Discrimination and barriers in accessing health services and resources were of particular concern to participants. In relation to broader issues, participants wanted to see action to tackle the lack of understanding of legislation in Scotland, raising awareness of children's rights and gender equality in general, more investigation into gender based violence without stigmatisation and frontline practitioners being able to competently identify FGM and respond appropriately.

Recommendations and Conclusion

The National Action Plan forms part of the wider work of the Scottish Government to prevent and erradicate all forms of Violence Against Women and Girls, and to promote gender equality. It is aligned with Equally Safe, Scotland's strategy to prevent and eradicate violence against women and girls and will continue to move forward as this strategy develops and progress is made on the wider agenda of Violence Against Women and Girls.

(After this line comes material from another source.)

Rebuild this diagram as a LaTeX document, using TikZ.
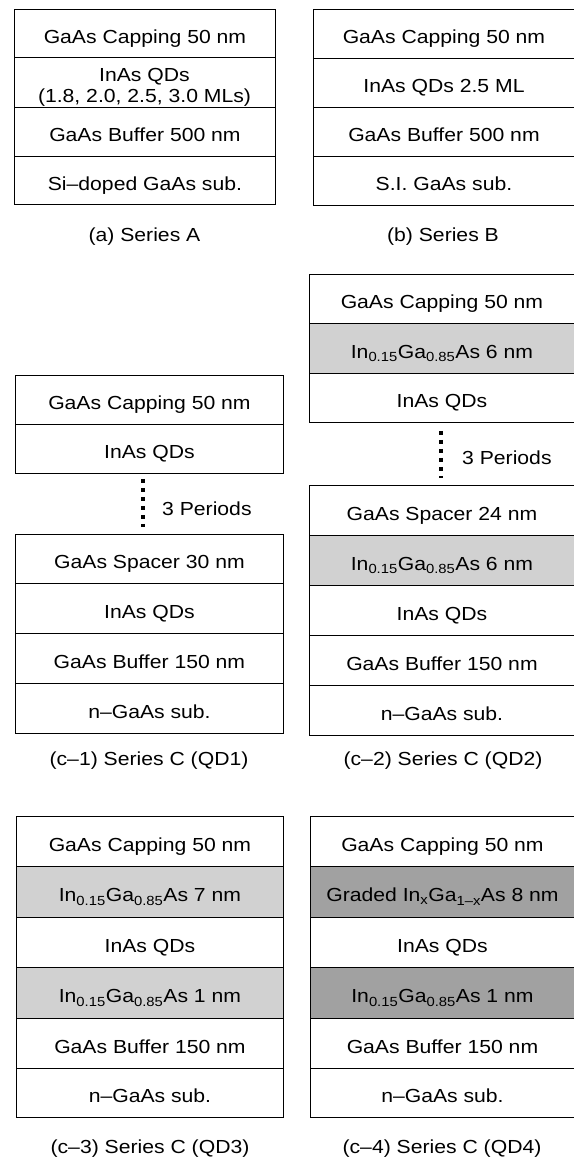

Publication of the NAP is only the first step. As we move into the implementation stage, we will continue to engage with our stakeholders and Scottish Government colleagues to develop the actions and activities so they can be tangibly measured and achieved. We will also continue to work very closely with affected communities to develop the most effective methods of engagement, and encourage community members to talk about their experiences to de-stigmatise this practice.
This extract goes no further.